Less than two months after unveiling, investors can now consider Facebook (NASDAQ:FB) Home something of a flop. The social network's grand plan to hijack Google (NASDAQ:GOOGL) Android devices, prioritizing its own services over Big G's, is off to a bad start.
The HTC First, which was the first device to carry the software suite pre-installed, promptly saw its on-contract price slashed from $100 to $1 at exclusive carrier AT&T. That was shortly followed by reports that Ma Bell was interested in discontinuing the device as soon as it satisfied its retail display obligations with the Taiwanese OEM.
The app isn't doing so well in Google Play, either. After a sharp jump after release, installs have posted a similarly sharp drop, and Android users only give it an underwhelming 2.3 star rating on average. The most common rating is the discouraging 1 star.
Is Apple (NASDAQ:AAPL) inadvertently to blame for Home's cold reception?
iPhone phone Home
TechCrunch reports that many of the Facebook engineers that were building Home are iPhone users. iPhones have long been standard issue to professional Facebookers, although employees could request an Android.
iPhone usage among Facebook employees was so prevalent that the company actively tried to promote its talent to switch to Android to get a better feel for the platform. With Facebook's heavy emphasis on mobile recently and Android's utter global domination, learning the ins and outs of Android was key.

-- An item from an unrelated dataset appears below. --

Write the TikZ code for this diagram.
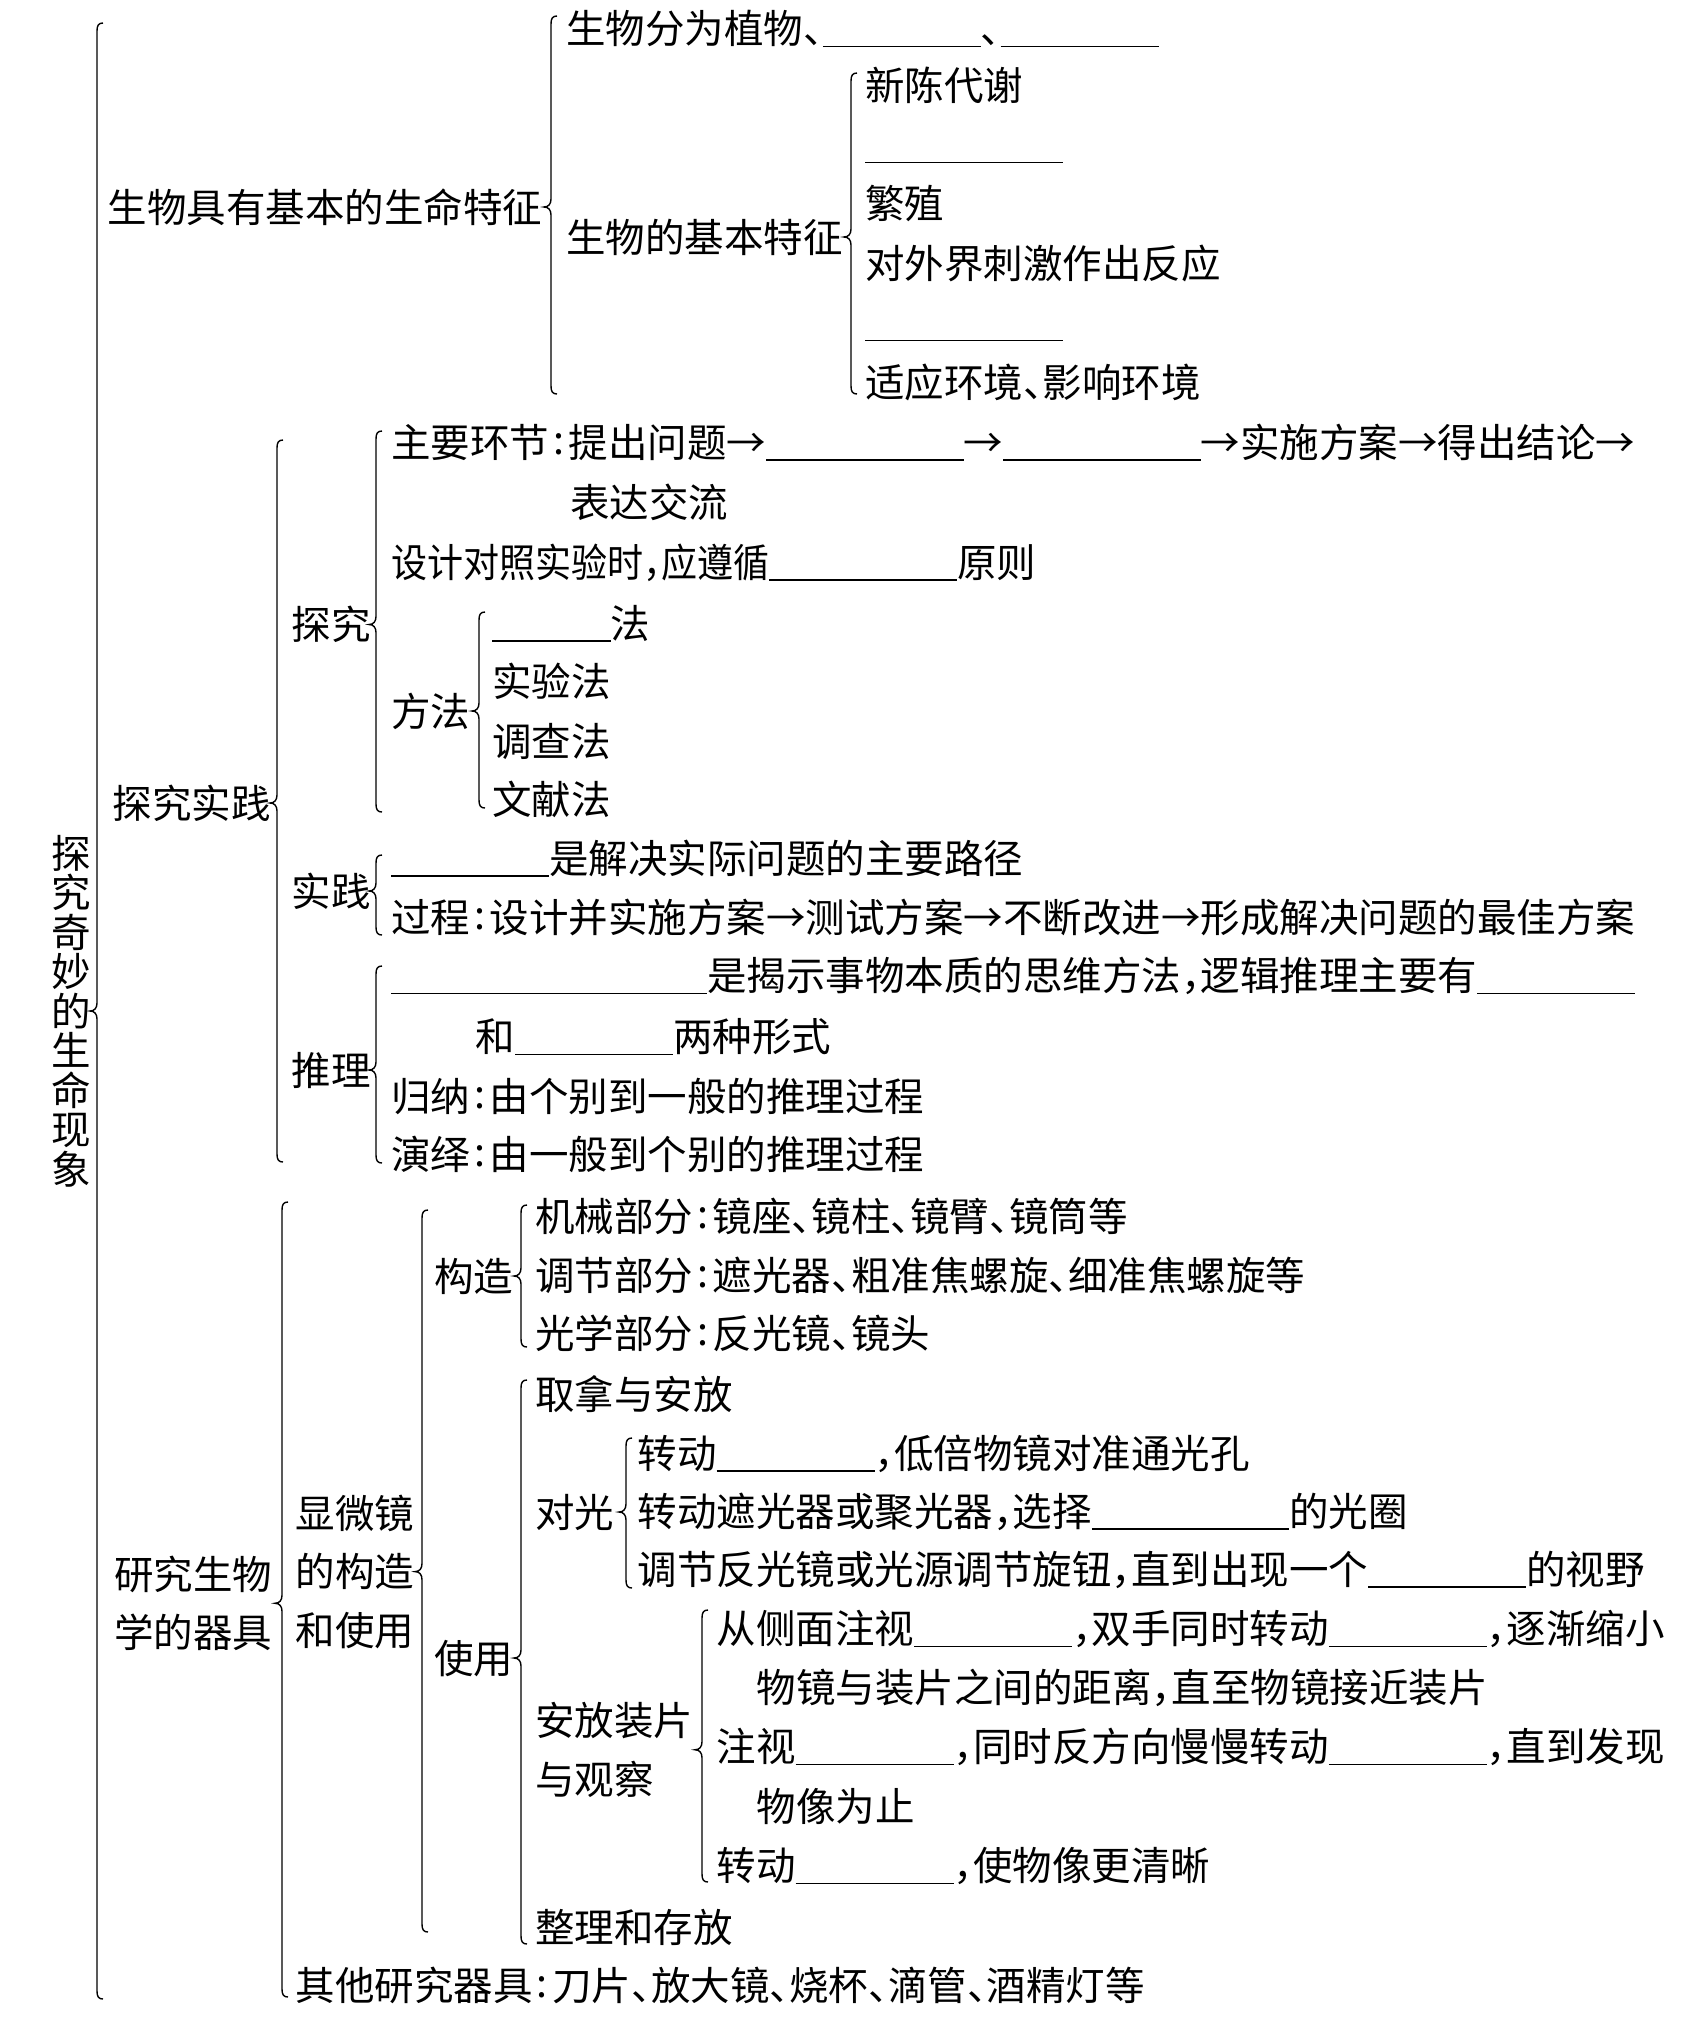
\documentclass[tikz,border=0pt]{standalone}
\usepackage{fontspec}
\usepackage{graphicx}
\setmainfont{Noto Sans CJK SC}
\usetikzlibrary{calc}
\newcommand\blk[1]{\rule[-0.09em]{#1em}{1.6pt}}
\newcommand\dun{\makebox[0.5em][l]{、}}
\newcommand\cma{\makebox[0.5em][l]{，}}
\newcommand\cln{\makebox[0.5em][c]{\raisebox{0.06em}{:}}}
\newcommand\arr{\makebox[1em][c]{→}}
\newcommand\brc[4]{%
  \path (#1,0) coordinate (bq);
  \path (bq |- #4) coordinate (bm);
  \draw[brcline] (#1+6,#2) .. controls (#1+1.5,#2) and (#1,#2+2.5) .. (#1,#2+8)
    -- ([shift={(0,-8)}]bm) .. controls ([shift={(0,-3)}]bm) and ([shift={(-2.5,0)}]bm) .. ([shift={(-7,0)}]bm)
    .. controls ([shift={(-2.5,0)}]bm) and ([shift={(0,3)}]bm) .. ([shift={(0,8)}]bm)
    -- (#1,#3-8) .. controls (#1,#3-2.5) and (#1+1.5,#3) .. (#1+6,#3);
}
\begin{document}
\begin{tikzpicture}[x=1pt,y=-1pt,
  t/.style={anchor=west,inner sep=0pt,font=\fontsize{39.5}{47}\selectfont,text height=34.8pt,text depth=4.7pt},
  brcline/.style={line width=1.4pt,black}]
\fill[white] (0,0) rectangle (1705,2031);
\useasboundingbox (0,0) rectangle (1705,2031);

\node[inner sep=0pt,align=center,font=\fontsize{39.5}{39.5}\selectfont] (title) at (71,1011)
  {探\\究\\奇\\妙\\的\\生\\命\\现\\象};

% part A
\node[t] (A) at (107.5,207) {生物具有基本的生命特征};
\node[t] (A1) at (566,28.5) {生物分为植物\dun\blk{4}\dun\blk{4}};
\node[t] (A2) at (566,237) {生物的基本特征};
\node[t] (a1) at (865,85.5) {新陈代谢};
\node[t] (a2) at (865,144.5) {\blk{5}};
\node[t] (a3) at (865,203.4) {繁殖};
\node[t] (a4) at (865,263) {对外界刺激作出反应};
\node[t] (a5) at (865,322.6) {\blk{5}};
\node[t] (a6) at (865,382) {适应环境\dun 影响环境};

% part B
\node[t] (B) at (112.7,803) {探究实践};
\node[t] (B1) at (291.5,624.5) {探究};
\node[t] (b1) at (391,442) {主要环节\cln 提出问题\arr\blk{5}\arr\blk{5}\arr 实施方案\arr 得出结论\arr};
\node[t] (b2) at (570,502.7) {表达交流};
\node[t] (b3) at (391,562) {\scalebox{0.912}[1]{设计对照实验时\cma 应遵循}\blk{4.75}原则};
\node[t] (M) at (391,711) {方法};
\node[t] (m1) at (492,623) {\blk{3}法};
\node[t] (m2) at (492,681.5) {实验法};
\node[t] (m3) at (492,741) {调查法};
\node[t] (m4) at (492,799) {文献法};
\node[t] (B2) at (291.5,891) {实践};
\node[t] (p1) at (391,858) {\blk{4}是解决实际问题的主要路径};
\node[t] (p2) at (391,917) {过程\cln 设计并实施方案\arr 测试方案\arr 不断改进\arr 形成解决问题的最佳方案};
\node[t] (B3) at (291.5,1070) {推理};
\node[t] (r1) at (391,975.6) {\blk{8}是揭示事物本质的思维方法\cma 逻辑推理主要有\blk{4}};
\node[t] (r2) at (475.5,1036.5) {和\blk{4}两种形式};
\node[t] (r3) at (391,1096) {归纳\cln 由个别到一般的推理过程};
\node[t] (r4) at (391,1154) {演绎\cln 由一般到个别的推理过程};

% part C
\node[t] (C) at (114,1574) {研究生物};
\node[t] (Cb) at (114,1632.5) {学的器具};
\coordinate (Cm) at ($(C)!0.5!(Cb)$);
\node[t] (D1) at (295.4,1513) {显微镜};
\node[t] (D2) at (295.4,1571.6) {的构造};
\node[t] (D3) at (295.4,1630) {和使用};
\node[t] (G) at (434,1276) {构造};
\node[t] (g1) at (535,1216) {机械部分\cln 镜座\dun 镜柱\dun 镜臂\dun 镜筒等};
\node[t] (g2) at (535,1275) {调节部分\cln 遮光器\dun 粗准焦螺旋\dun 细准焦螺旋等};
\node[t] (g3) at (535,1333) {光学部分\cln 反光镜\dun 镜头};
\node[t] (U) at (434,1658) {使用};
\node[t] (u1) at (535,1394) {取拿与安放};
\node[t] (L) at (535,1512) {对光};
\node[t] (l1) at (637.5,1453) {转动\blk{4}\cma 低倍物镜对准通光孔};
\node[t] (l2) at (637.5,1511) {转动遮光器或聚光器\cma 选择\blk{5}的光圈};
\node[t] (l3) at (637.5,1569) {调节反光镜或光源调节旋钮\cma 直到出现一个\blk{4}的视野};
\node[t] (S1) at (535,1720.5) {安放装片};
\node[t] (S2) at (535,1779) {与观察};
\coordinate (Sm) at ($(S1)!0.5!(S2)$);
\node[t] (s1) at (716.5,1628.6) {从侧面注视\blk{4}\cma 双手同时转动\blk{4}\cma 逐渐缩小};
\node[t] (s2) at (756.6,1687) {物镜与装片之间的距离\cma 直至物镜接近装片};
\node[t] (s3) at (716.5,1746.5) {注视\blk{4}\cma 同时反方向慢慢转动\blk{4}\cma 直到发现};
\node[t] (s4) at (756.6,1806) {物像为止};
\node[t] (s5) at (716.5,1865.6) {转动\blk{4}\cma 使物像更清晰};
\node[t] (u3) at (535,1927) {整理和存放};
\node[t] (O) at (295.4,1985) {其他研究器具\cln 刀片\dun 放大镜\dun 烧杯\dun 滴管\dun 酒精灯等};

% braces
\brc{97}{23}{1999}{title}
\brc{551}{16}{394}{A}
\brc{851}{73}{394}{A2}
\brc{277}{440}{1162}{B}
\brc{376}{431}{812}{B1}
\brc{479}{612}{808}{M}
\brc{376}{855}{935}{B2}
\brc{376}{966}{1163}{B3}
\brc{282}{1202}{1997}{Cm}
\brc{422}{1210}{1932}{D2}
\brc{521}{1205}{1347}{G}
\brc{521}{1380}{1944}{U}
\brc{626}{1438}{1588}{L}
\brc{702}{1610}{1882}{Sm}
\end{tikzpicture}
\end{document}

For what Facebook wants to accomplish with Home, iOS simply isn't an option considering Apple isn't open to third parties revamping its entire interface. Even though Home is the beginning of a nightmare for Google, the search giant is sticking to its guns and publicly supporting its ad rival's innovation. Big G's tone might change behind closed doors, though.
(By the same token, wanting to understand Android better is the whole reason why I personally purchased a Nexus 4, despite being a fiercely loyal iPhone user.)
This lack of experience from an Android user's perspective may have adversely affected Home, since developers didn't realize how important things like widgets are to users, among other features that Android has that iOS lacks. Strangely, Home also doesn't have a dock, a core interface element that both platforms lean heavily on.